→ **Task requirements**: Quote every line below exactly and skip any picture.

━━ Data block ━━

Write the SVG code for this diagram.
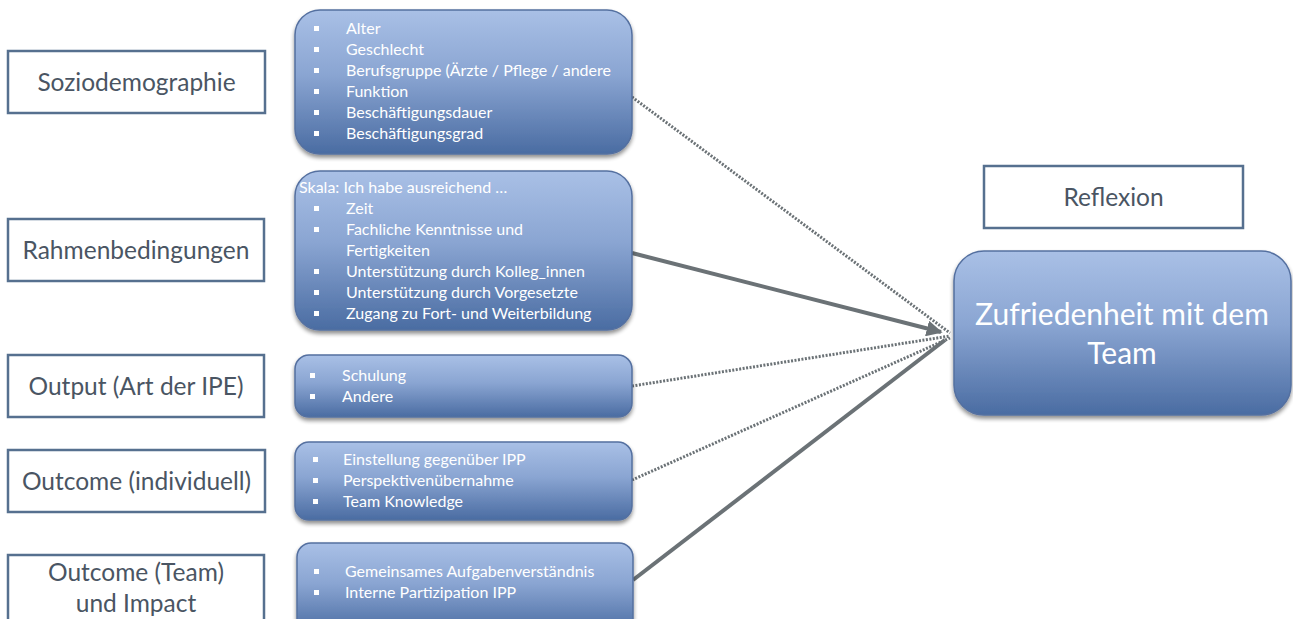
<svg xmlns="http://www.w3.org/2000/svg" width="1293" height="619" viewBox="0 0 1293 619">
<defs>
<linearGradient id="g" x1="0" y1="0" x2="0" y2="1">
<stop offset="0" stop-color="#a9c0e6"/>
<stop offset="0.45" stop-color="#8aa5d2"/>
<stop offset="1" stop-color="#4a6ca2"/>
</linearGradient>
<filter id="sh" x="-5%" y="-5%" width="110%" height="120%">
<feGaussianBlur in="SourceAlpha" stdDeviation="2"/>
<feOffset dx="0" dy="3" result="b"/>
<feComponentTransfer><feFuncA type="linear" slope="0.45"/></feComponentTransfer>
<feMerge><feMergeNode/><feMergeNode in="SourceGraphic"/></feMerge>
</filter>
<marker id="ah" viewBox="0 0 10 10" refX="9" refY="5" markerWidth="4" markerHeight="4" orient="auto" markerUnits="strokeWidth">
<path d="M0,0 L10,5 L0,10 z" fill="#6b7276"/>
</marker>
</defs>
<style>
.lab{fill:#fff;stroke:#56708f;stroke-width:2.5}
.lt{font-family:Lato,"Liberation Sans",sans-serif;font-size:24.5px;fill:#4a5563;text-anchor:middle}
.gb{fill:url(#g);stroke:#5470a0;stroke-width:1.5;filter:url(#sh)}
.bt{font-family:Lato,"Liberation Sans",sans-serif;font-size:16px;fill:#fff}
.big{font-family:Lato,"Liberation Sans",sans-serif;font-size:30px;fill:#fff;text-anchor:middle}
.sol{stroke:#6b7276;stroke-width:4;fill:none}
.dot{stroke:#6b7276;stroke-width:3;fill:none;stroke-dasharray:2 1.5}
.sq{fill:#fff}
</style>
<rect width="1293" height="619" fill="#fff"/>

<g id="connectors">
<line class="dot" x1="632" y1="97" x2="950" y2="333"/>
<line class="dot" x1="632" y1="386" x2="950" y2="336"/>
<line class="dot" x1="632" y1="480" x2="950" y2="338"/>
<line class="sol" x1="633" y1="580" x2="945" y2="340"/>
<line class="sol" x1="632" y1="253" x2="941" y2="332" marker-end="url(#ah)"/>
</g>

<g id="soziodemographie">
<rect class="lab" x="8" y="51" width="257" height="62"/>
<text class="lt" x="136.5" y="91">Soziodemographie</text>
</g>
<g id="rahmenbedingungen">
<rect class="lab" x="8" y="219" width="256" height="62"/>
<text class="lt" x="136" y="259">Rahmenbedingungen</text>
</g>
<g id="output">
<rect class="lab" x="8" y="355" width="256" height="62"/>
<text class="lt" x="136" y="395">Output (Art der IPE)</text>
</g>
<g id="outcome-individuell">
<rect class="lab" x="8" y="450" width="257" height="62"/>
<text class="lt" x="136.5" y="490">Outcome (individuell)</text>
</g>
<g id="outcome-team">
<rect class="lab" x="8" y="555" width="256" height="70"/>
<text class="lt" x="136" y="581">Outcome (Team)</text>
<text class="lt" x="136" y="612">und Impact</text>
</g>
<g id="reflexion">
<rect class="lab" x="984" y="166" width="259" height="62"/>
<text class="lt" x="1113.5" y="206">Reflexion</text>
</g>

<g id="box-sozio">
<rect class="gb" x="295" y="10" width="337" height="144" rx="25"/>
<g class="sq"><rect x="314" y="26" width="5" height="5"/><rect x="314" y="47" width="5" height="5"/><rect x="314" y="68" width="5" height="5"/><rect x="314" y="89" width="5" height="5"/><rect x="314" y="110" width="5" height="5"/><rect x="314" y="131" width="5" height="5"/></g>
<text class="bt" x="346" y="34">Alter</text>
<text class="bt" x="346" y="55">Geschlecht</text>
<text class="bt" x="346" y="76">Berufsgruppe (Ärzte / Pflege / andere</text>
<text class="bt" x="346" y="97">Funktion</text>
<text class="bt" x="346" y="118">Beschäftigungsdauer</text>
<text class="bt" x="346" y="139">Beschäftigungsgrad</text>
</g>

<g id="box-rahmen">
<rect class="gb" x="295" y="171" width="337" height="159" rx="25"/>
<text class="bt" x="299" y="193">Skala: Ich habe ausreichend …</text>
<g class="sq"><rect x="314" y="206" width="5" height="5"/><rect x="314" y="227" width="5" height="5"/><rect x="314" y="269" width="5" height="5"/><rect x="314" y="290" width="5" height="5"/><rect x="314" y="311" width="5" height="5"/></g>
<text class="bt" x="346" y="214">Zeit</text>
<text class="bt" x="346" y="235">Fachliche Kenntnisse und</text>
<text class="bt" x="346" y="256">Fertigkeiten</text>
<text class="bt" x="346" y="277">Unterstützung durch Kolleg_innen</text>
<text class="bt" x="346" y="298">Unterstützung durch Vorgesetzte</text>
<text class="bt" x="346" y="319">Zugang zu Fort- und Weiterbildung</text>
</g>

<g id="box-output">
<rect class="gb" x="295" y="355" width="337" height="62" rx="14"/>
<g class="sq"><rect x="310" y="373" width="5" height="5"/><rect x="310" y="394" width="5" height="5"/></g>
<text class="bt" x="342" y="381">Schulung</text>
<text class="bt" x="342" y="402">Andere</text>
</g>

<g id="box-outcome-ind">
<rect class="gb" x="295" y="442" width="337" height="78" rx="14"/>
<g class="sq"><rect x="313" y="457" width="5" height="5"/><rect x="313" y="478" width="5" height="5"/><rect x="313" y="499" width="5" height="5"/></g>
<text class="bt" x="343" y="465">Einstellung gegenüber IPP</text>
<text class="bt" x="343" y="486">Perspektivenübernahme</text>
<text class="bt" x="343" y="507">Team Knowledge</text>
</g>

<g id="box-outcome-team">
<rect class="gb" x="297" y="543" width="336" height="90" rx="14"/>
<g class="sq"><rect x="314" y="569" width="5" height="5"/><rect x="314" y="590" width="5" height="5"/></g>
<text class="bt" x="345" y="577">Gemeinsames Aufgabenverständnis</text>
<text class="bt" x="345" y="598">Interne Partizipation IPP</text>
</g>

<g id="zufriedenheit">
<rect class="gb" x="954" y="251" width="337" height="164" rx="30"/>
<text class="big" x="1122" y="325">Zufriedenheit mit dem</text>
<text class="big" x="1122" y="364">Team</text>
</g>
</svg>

━━━

→ **Problem solution**:
Write the SVG code for this diagram.
<svg xmlns="http://www.w3.org/2000/svg" width="1293" height="619" viewBox="0 0 1293 619">
<defs>
<linearGradient id="g" x1="0" y1="0" x2="0" y2="1">
<stop offset="0" stop-color="#a9c0e6"/>
<stop offset="0.45" stop-color="#8aa5d2"/>
<stop offset="1" stop-color="#4a6ca2"/>
</linearGradient>
<filter id="sh" x="-5%" y="-5%" width="110%" height="120%">
<feGaussianBlur in="SourceAlpha" stdDeviation="2"/>
<feOffset dx="0" dy="3" result="b"/>
<feComponentTransfer><feFuncA type="linear" slope="0.45"/></feComponentTransfer>
<feMerge><feMergeNode/><feMergeNode in="SourceGraphic"/></feMerge>
</filter>
<marker id="ah" viewBox="0 0 10 10" refX="9" refY="5" markerWidth="4" markerHeight="4" orient="auto" markerUnits="strokeWidth">
<path d="M0,0 L10,5 L0,10 z" fill="#6b7276"/>
</marker>
</defs>
<style>
.lab{fill:#fff;stroke:#56708f;stroke-width:2.5}
.lt{font-family:Lato,"Liberation Sans",sans-serif;font-size:24.5px;fill:#4a5563;text-anchor:middle}
.gb{fill:url(#g);stroke:#5470a0;stroke-width:1.5;filter:url(#sh)}
.bt{font-family:Lato,"Liberation Sans",sans-serif;font-size:16px;fill:#fff}
.big{font-family:Lato,"Liberation Sans",sans-serif;font-size:30px;fill:#fff;text-anchor:middle}
.sol{stroke:#6b7276;stroke-width:4;fill:none}
.dot{stroke:#6b7276;stroke-width:3;fill:none;stroke-dasharray:2 1.5}
.sq{fill:#fff}
</style>
<rect width="1293" height="619" fill="#fff"/>

<g id="connectors">
<line class="dot" x1="632" y1="97" x2="950" y2="333"/>
<line class="dot" x1="632" y1="386" x2="950" y2="336"/>
<line class="dot" x1="632" y1="480" x2="950" y2="338"/>
<line class="sol" x1="633" y1="580" x2="945" y2="340"/>
<line class="sol" x1="632" y1="253" x2="941" y2="332" marker-end="url(#ah)"/>
</g>

<g id="soziodemographie">
<rect class="lab" x="8" y="51" width="257" height="62"/>
<text class="lt" x="136.5" y="91">Soziodemographie</text>
</g>
<g id="rahmenbedingungen">
<rect class="lab" x="8" y="219" width="256" height="62"/>
<text class="lt" x="136" y="259">Rahmenbedingungen</text>
</g>
<g id="output">
<rect class="lab" x="8" y="355" width="256" height="62"/>
<text class="lt" x="136" y="395">Output (Art der IPE)</text>
</g>
<g id="outcome-individuell">
<rect class="lab" x="8" y="450" width="257" height="62"/>
<text class="lt" x="136.5" y="490">Outcome (individuell)</text>
</g>
<g id="outcome-team">
<rect class="lab" x="8" y="555" width="256" height="70"/>
<text class="lt" x="136" y="581">Outcome (Team)</text>
<text class="lt" x="136" y="612">und Impact</text>
</g>
<g id="reflexion">
<rect class="lab" x="984" y="166" width="259" height="62"/>
<text class="lt" x="1113.5" y="206">Reflexion</text>
</g>

<g id="box-sozio">
<rect class="gb" x="295" y="10" width="337" height="144" rx="25"/>
<g class="sq"><rect x="314" y="26" width="5" height="5"/><rect x="314" y="47" width="5" height="5"/><rect x="314" y="68" width="5" height="5"/><rect x="314" y="89" width="5" height="5"/><rect x="314" y="110" width="5" height="5"/><rect x="314" y="131" width="5" height="5"/></g>
<text class="bt" x="346" y="34">Alter</text>
<text class="bt" x="346" y="55">Geschlecht</text>
<text class="bt" x="346" y="76">Berufsgruppe (Ärzte / Pflege / andere</text>
<text class="bt" x="346" y="97">Funktion</text>
<text class="bt" x="346" y="118">Beschäftigungsdauer</text>
<text class="bt" x="346" y="139">Beschäftigungsgrad</text>
</g>

<g id="box-rahmen">
<rect class="gb" x="295" y="171" width="337" height="159" rx="25"/>
<text class="bt" x="299" y="193">Skala: Ich habe ausreichend …</text>
<g class="sq"><rect x="314" y="206" width="5" height="5"/><rect x="314" y="227" width="5" height="5"/><rect x="314" y="269" width="5" height="5"/><rect x="314" y="290" width="5" height="5"/><rect x="314" y="311" width="5" height="5"/></g>
<text class="bt" x="346" y="214">Zeit</text>
<text class="bt" x="346" y="235">Fachliche Kenntnisse und</text>
<text class="bt" x="346" y="256">Fertigkeiten</text>
<text class="bt" x="346" y="277">Unterstützung durch Kolleg_innen</text>
<text class="bt" x="346" y="298">Unterstützung durch Vorgesetzte</text>
<text class="bt" x="346" y="319">Zugang zu Fort- und Weiterbildung</text>
</g>

<g id="box-output">
<rect class="gb" x="295" y="355" width="337" height="62" rx="14"/>
<g class="sq"><rect x="310" y="373" width="5" height="5"/><rect x="310" y="394" width="5" height="5"/></g>
<text class="bt" x="342" y="381">Schulung</text>
<text class="bt" x="342" y="402">Andere</text>
</g>

<g id="box-outcome-ind">
<rect class="gb" x="295" y="442" width="337" height="78" rx="14"/>
<g class="sq"><rect x="313" y="457" width="5" height="5"/><rect x="313" y="478" width="5" height="5"/><rect x="313" y="499" width="5" height="5"/></g>
<text class="bt" x="343" y="465">Einstellung gegenüber IPP</text>
<text class="bt" x="343" y="486">Perspektivenübernahme</text>
<text class="bt" x="343" y="507">Team Knowledge</text>
</g>

<g id="box-outcome-team">
<rect class="gb" x="297" y="543" width="336" height="90" rx="14"/>
<g class="sq"><rect x="314" y="569" width="5" height="5"/><rect x="314" y="590" width="5" height="5"/></g>
<text class="bt" x="345" y="577">Gemeinsames Aufgabenverständnis</text>
<text class="bt" x="345" y="598">Interne Partizipation IPP</text>
</g>

<g id="zufriedenheit">
<rect class="gb" x="954" y="251" width="337" height="164" rx="30"/>
<text class="big" x="1122" y="325">Zufriedenheit mit dem</text>
<text class="big" x="1122" y="364">Team</text>
</g>
</svg>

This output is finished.